All of this would have been deeply inconvenient to certain senior members of the Labour Party for two quite important reasons. First, once caught, it was pivotal to Labour’s strategy to be able to argue (as Clark has in Parliament) that the Parliamentary Service officials had "authorised" the use of taxpayers’ money to fund the pledge card. Yet Crown Law had quite clearly stated that no such authorisation could be given, because the Parliamentary Service never had any such function. If Helen Clark and co had spent her Leader’s budget unlawfully then, according to the Crown Law view, they would have to face the consequences themselves rather than hiding behind the skirts of the Parliamentary Service officials. With views like that, these clearly, were not the sort of chaps that Helen Clark and Michael Cullen would have wanted advising Parliamentary Service.

Utu

Second, the Labour Party’s response to the pledge card disaster was summed up neatly and truthfully by a Dover Samuels interjection in this week’s Parliamentary debate "utu" Revenge.

As Michael Cullen sneeringly reminded Parliament this week, Labour MPs, most of who are Ministers, are not dependent upon the Parliamentary Service. They are staffed and funded through Ministerial Services - a part of the Department of Internal Affairs. So, enjoying the protection of Ministerial resourcing themselves, Cullen and co are intent upon putting the blowtorch on Parliamentary Service funding of their opponents at every possible level.
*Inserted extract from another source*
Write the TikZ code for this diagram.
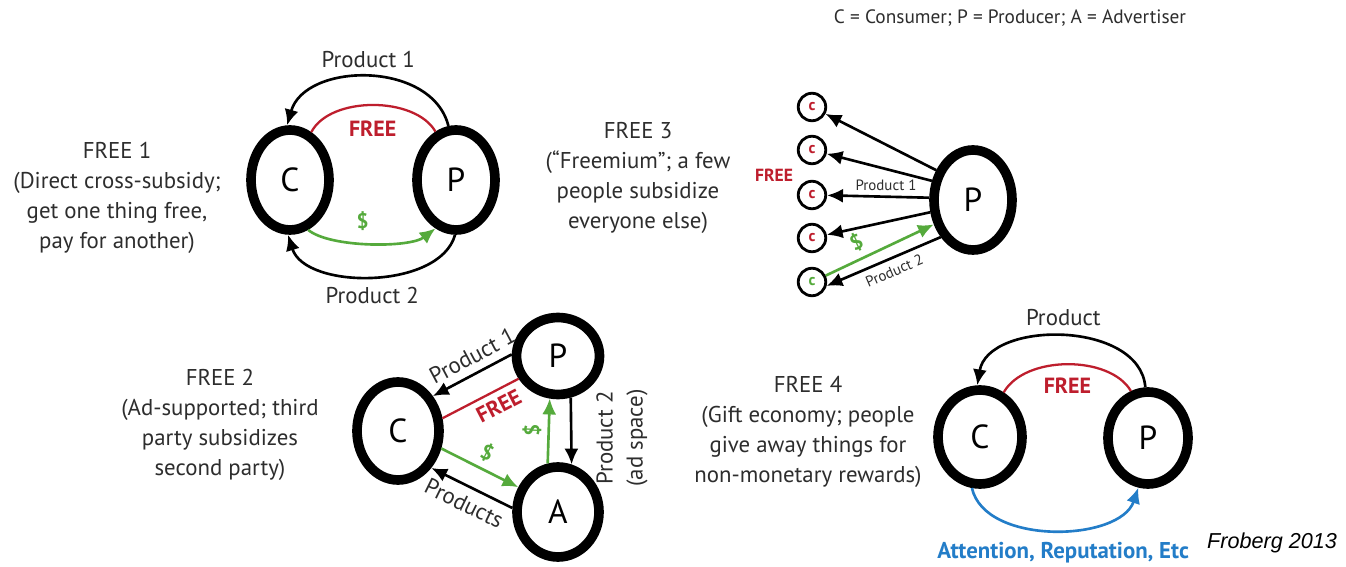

This is payback time.

The coming weeks will see an ugly battle played out within the Parliamentary Service Commission as Cullen and co pursue the utu strategy - also a characteristic of the Mugabe regime. That Cullen, Clark and co could be so petty and vindictive comes as absolutely no surprise. Having already assisted the Labour Party’s case by off-loading Crown Law, Wilson will need to be careful. She is responsible to all MPs - not just her Labour colleagues. It won’t take too much provocation to have National MPs saying about the Speaker some of the less charitable things they have said about the Responsible Minister this week.